I do my best to eat healthy on a fairly limited budget, and I make some sacrifices over what I'd consider optimal, but I think I do alright. We've got a 2 month old at home, and my wife was mostly incapacitated due to constant vomiting for the entire pregnancy, so I've been doing just about all of the cooking for the better part of a year. I've settled into a bit of a routine.
Breakfast - Eggs are cheap protein. Potatoes are also cheap - they're starchy, but they grow in the ground and I don't feel *that* bad about eating them. Some kind of fritata with some kind of meat for flavor - bacon, sausage, lefovers, etc for me. My wife really likes a particular asparagus/ham quiche, so I'll make a couple of those on the weekends and that's an easy heat up breakfast for both of us.

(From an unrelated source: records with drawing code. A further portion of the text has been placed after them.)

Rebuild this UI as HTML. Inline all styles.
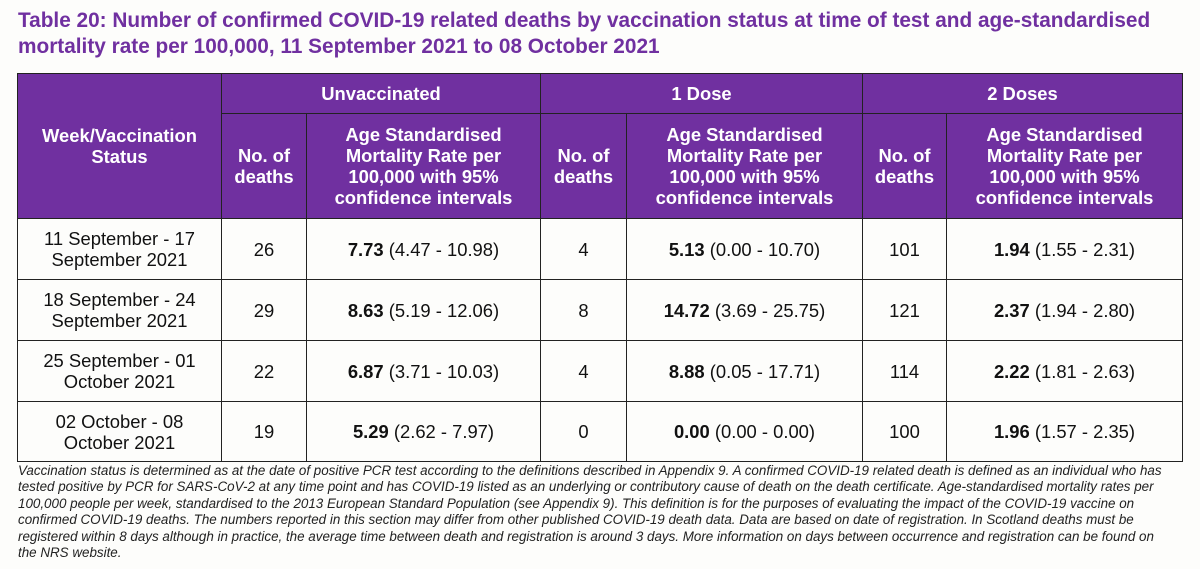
<!DOCTYPE html>
<html><head><meta charset="utf-8"><style>
body{margin:0;width:1200px;height:569px;background:#fdfdfb;font-family:"Liberation Sans",Arial,sans-serif;position:relative;overflow:hidden}
.t{position:absolute;left:18px;top:8px;color:#7030a0;font-weight:bold;font-size:20.8px;line-height:26px;white-space:nowrap}
table{position:absolute;left:17px;top:73px;border-collapse:collapse;table-layout:fixed}
td{border:1.5px solid #222;text-align:center;vertical-align:middle;font-size:18.4px;color:#111;padding:0;line-height:21px;white-space:nowrap}
.h{background:#7030a0;color:#fff;font-weight:bold}
.f{position:absolute;left:18px;top:463px;width:1175px;font-style:italic;font-size:13.4px;line-height:16.4px;color:#222;white-space:nowrap}
</style></head><body>
<div class="t">Table 20: Number of confirmed COVID-19 related deaths by vaccination status at time of test and age-standardised<br>mortality rate per 100,000, 11 September 2021 to 08 October 2021</div>
<table>
<colgroup><col style="width:204px"><col style="width:85px"><col style="width:234px"><col style="width:86px"><col style="width:236px"><col style="width:84px"><col style="width:236px"></colgroup>
<tr style="height:40px"><td class="h" rowspan="2">Week/Vaccination<br>Status</td><td class="h" colspan="2">Unvaccinated</td><td class="h" colspan="2">1 Dose</td><td class="h" colspan="2">2 Doses</td></tr>
<tr style="height:105px"><td class="h">No. of<br>deaths</td><td class="h">Age Standardised<br>Mortality Rate per<br>100,000 with 95%<br>confidence intervals</td><td class="h">No. of<br>deaths</td><td class="h">Age Standardised<br>Mortality Rate per<br>100,000 with 95%<br>confidence intervals</td><td class="h">No. of<br>deaths</td><td class="h">Age Standardised<br>Mortality Rate per<br>100,000 with 95%<br>confidence intervals</td></tr>
<tr style="height:61px"><td>11 September - 17<br>September 2021</td><td>26</td><td><b>7.73</b> (4.47 - 10.98)</td><td>4</td><td><b>5.13</b> (0.00 - 10.70)</td><td>101</td><td><b>1.94</b> (1.55 - 2.31)</td></tr>
<tr style="height:61px"><td>18 September - 24<br>September 2021</td><td>29</td><td><b>8.63</b> (5.19 - 12.06)</td><td>8</td><td><b>14.72</b> (3.69 - 25.75)</td><td>121</td><td><b>2.37</b> (1.94 - 2.80)</td></tr>
<tr style="height:61px"><td>25 September - 01<br>October 2021</td><td>22</td><td><b>6.87</b> (3.71 - 10.03)</td><td>4</td><td><b>8.88</b> (0.05 - 17.71)</td><td>114</td><td><b>2.22</b> (1.81 - 2.63)</td></tr>
<tr style="height:60px"><td>02 October - 08<br>October 2021</td><td>19</td><td><b>5.29</b> (2.62 - 7.97)</td><td>0</td><td><b>0.00</b> (0.00 - 0.00)</td><td>100</td><td><b>1.96</b> (1.57 - 2.35)</td></tr>
</table>
<div class="f">Vaccination status is determined as at the date of positive PCR test according to the definitions described in Appendix 9. A confirmed COVID-19 related death is defined as an individual who has<br>tested positive by PCR for SARS-CoV-2 at any time point and has COVID-19 listed as an underlying or contributory cause of death on the death certificate. Age-standardised mortality rates per<br>100,000 people per week, standardised to the 2013 European Standard Population (see Appendix 9). This definition is for the purposes of evaluating the impact of the COVID-19 vaccine on<br>confirmed COVID-19 deaths. The numbers reported in this section may differ from other published COVID-19 death data. Data are based on date of registration. In Scotland deaths must be<br>registered within 8 days although in practice, the average time between death and registration is around 3 days. More information on days between occurrence and registration can be found on<br>the NRS website.</div>
</body></html>
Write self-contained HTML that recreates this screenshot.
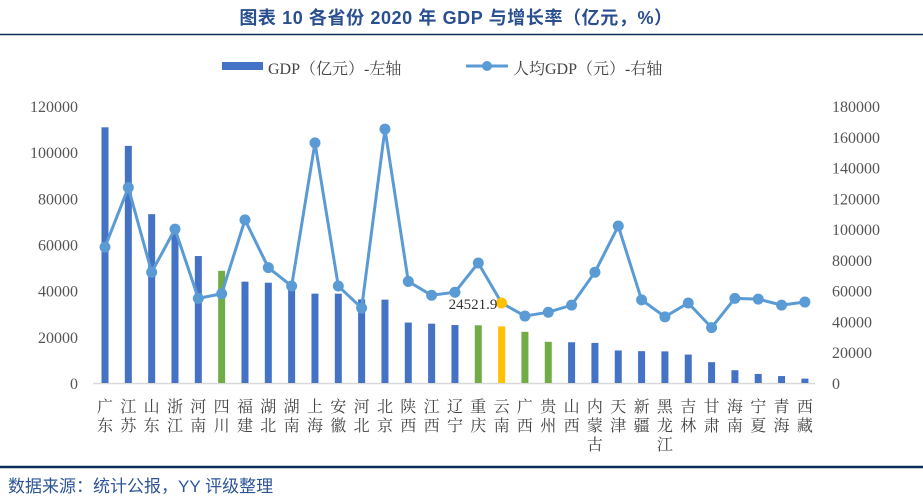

Lunch - Salad. I make a couple salads most nights from veggies I get at Costco. I dress it up with some feta, green olives, and walnuts, and top it with some chicken. Rotisserie chicken at Costco is $5 for a 3 pound cooked chicken, and I can make broth with the carcass for soup or cooking rice/quinoa in to give it some added nutrient value. Or I'll just grab some boneless/skinless thighs from the freezer, they're a couple bucks a pound.
Dinner - Some kind of meat and vegetable. Our most expensive food items are the 1/4 cow and 60 pounds of wild alaskan salmon we buy in bulk every year. I've got a smoker, so I like to make pulled pork too. $1.69 a pound, and it's delicious after all day on the smoker. I pull one shoulder to eat for dinners, and I slice another to put on sandwiches for lunch if I'm too lazy to make a salad the night before. I usually eat whatever veggie happens to be in season. Right now that's a lot of asparagus and brussells sprouts.
$2/meal is my goal, $2.75/meal is my budget. It's not what I'd consider the best diet in terms of health, but I've got price and convenience to factor in too.